W wywiadzie wyznała, co jest dla niej aktualnie priorytetem w życiu. "Najważniejsze dla mnie w tej chwili są komfort psychiczny i bezpieczeństwo emocjonalne, jak również edukacja Allana. To przede wszystkim, i w tym zgadzamy się z Darkiem. Wymaga to pracy, skupienia i poświęcenia każdego z nas i jest absolutnie priorytetem. Wokół tego będziemy układali resztę. Ja z pewnością mebluję swoją przestrzeń od nowa" - powiedziała Edyta.

Reklama

Poza tym wspomina, że to Darek był mężczyzną jej życia." Dzisiaj, w tym momencie mojego życia, jestem przekonana, że już nigdy nie otworzę się przed nikim w takim stopniu, w jakim otworzyłam się przed Darkiem. Nigdy nie zaufam już tak bardzo, przy nikim nie będę tak spokojna, jak byłam przy Darku" - powiedziała z wyraźnym smutkiem Górniak. "Ale również dzisiaj nie możemy być pewni tego, co będziemy czuli za 10 lat" - dodała z nadzieją w głosie.

Z jej słów można wnioskować, że w związku z Darkiem było jej bardzo dobrze. Pytana o powody rozstania, nie ma zamiaru ich zdradzić. "Wiem, że milcząc, pozostawiam miejsce na ciągłe spekulacje, ale nie mogę publicznie mówić o powodach naszego rozstania. Publicznie mogę mierzyć się tylko z trudnymi piosenkami, nie z rodzinnymi konfliktami. Pewne rzeczy powinny zostać powiedziane wyłącznie przy stole, przy herbacie. Mam nadzieję, że tak właśnie się stanie" - odpowiedziała.

Na koniec, spytana o sprawy zawodowe i plany wydania nowej płyty, powiedziała: "By tworzyć muzykę, trzeba mieć spokój w sercu, a ja na razie szukam tego spokoju".

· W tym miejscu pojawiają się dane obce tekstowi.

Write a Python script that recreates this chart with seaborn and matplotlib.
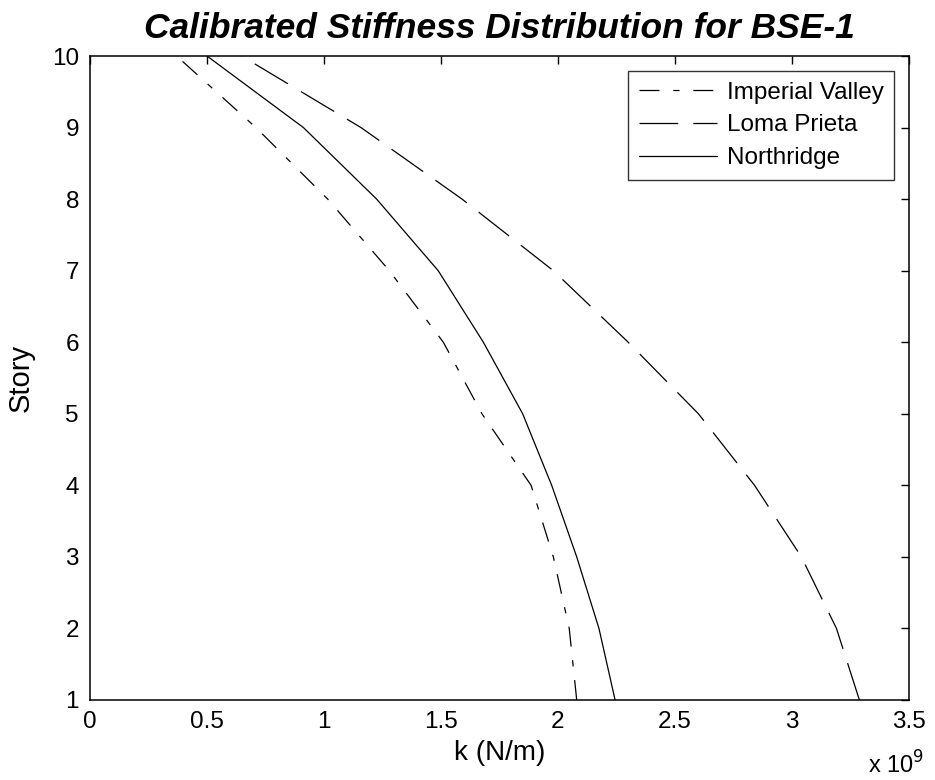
import numpy as np
import pandas as pd
import matplotlib
matplotlib.use("Agg")
import matplotlib.pyplot as plt
import seaborn as sns

# ---- data (stiffness in N/m per story) ----
stories = [1, 2, 3, 4, 5, 6, 7, 8, 9, 10]
imperial_valley = [2.08e9, 2.048e9, 1.98e9, 1.885e9, 1.675e9, 1.51e9, 1.279e9, 1.016e9, 0.709e9, 0.37e9]
loma_prieta = [3.288e9, 3.19e9, 3.04e9, 2.84e9, 2.60e9, 2.30e9, 1.98e9, 1.59e9, 1.158e9, 0.648e9]
northridge = [2.244e9, 2.175e9, 2.08e9, 1.973e9, 1.849e9, 1.681e9, 1.488e9, 1.225e9, 0.912e9, 0.50e9]
series_names = ["Imperial Valley", "Loma Prieta", "Northridge"]
x_ticks = [0, 0.5e9, 1.0e9, 1.5e9, 2.0e9, 2.5e9, 3.0e9, 3.5e9]
x_tick_labels = ["0", "0.5", "1", "1.5", "2", "2.5", "3", "3.5"]
y_ticks = [1, 2, 3, 4, 5, 6, 7, 8, 9, 10]

sns.set_theme(style="white")
plt.rcParams["font.family"] = ["Liberation Sans", "DejaVu Sans"]

fig = plt.figure(figsize=(9.35, 7.8), dpi=100)
ax = fig.add_axes([90 / 935, 1 - 700 / 780, 819 / 935, 644 / 780])

styles = {
    "Imperial Valley": (0, (16, 11, 5, 11)),
    "Loma Prieta": (0, (31, 12)),
    "Northridge": "-",
}
values = {"Imperial Valley": imperial_valley, "Loma Prieta": loma_prieta, "Northridge": northridge}

for name in series_names:
    df = pd.DataFrame({"k": values[name], "story": stories})
    sns.lineplot(data=df, x="k", y="story", sort=False, estimator=None, ax=ax,
                 color="black", linewidth=0.9, linestyle=styles[name], label=name)

ax.set_xlim(0, 3.5e9)
ax.set_ylim(1, 10)
ax.set_xticks(x_ticks)
ax.set_xticklabels(x_tick_labels)
ax.set_yticks(y_ticks)
ax.set_yticklabels([str(v) for v in y_ticks])
ax.tick_params(direction="in", length=6, width=1, top=True, right=True,
               labelsize=17.5, colors="black", pad=8)
for sp in ax.spines.values():
    sp.set_color("black")
    sp.set_linewidth(1.1)

ax.set_xlabel("k (N/m)", fontsize=20, color="black", labelpad=5)
ax.set_ylabel("Story", fontsize=21, color="black", labelpad=12)
ax.set_title("Calibrated Stiffness Distribution for BSE-1", fontsize=25.5,
             fontweight="bold", fontstyle="italic", color="black", pad=13)

fig.text(868 / 935, 1 - 765 / 780, r"x 10$^{9}$", fontsize=17, color="black",
         va="center", ha="left")

leg = ax.legend(loc="upper right", fontsize=17.5, frameon=True, fancybox=False,
                edgecolor="black", handlelength=3.2, labelspacing=0.45,
                borderaxespad=0.6, handletextpad=0.4, borderpad=0.45)
leg.get_frame().set_linewidth(1.0)
for t in leg.get_texts():
    t.set_color("black")

fig.savefig("out.png", dpi=100, facecolor="white")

Jak widać, mimo wielkiej miłości, która ich połączyła, i tak się rozstali. Być może nie mogli sobie poradzić z nagonką tabloidów na ich życie. A może powody, które zakończyły ich związek są zupełnie inne. Zapewne nie poznamy ich, dopóki któreś z nich nie zechce wydać książki lub nie udzieli wywiadu rzeki, w którym za odpowiednią sumkę opowie o najbardziej intymnych szczegółach z ich życia.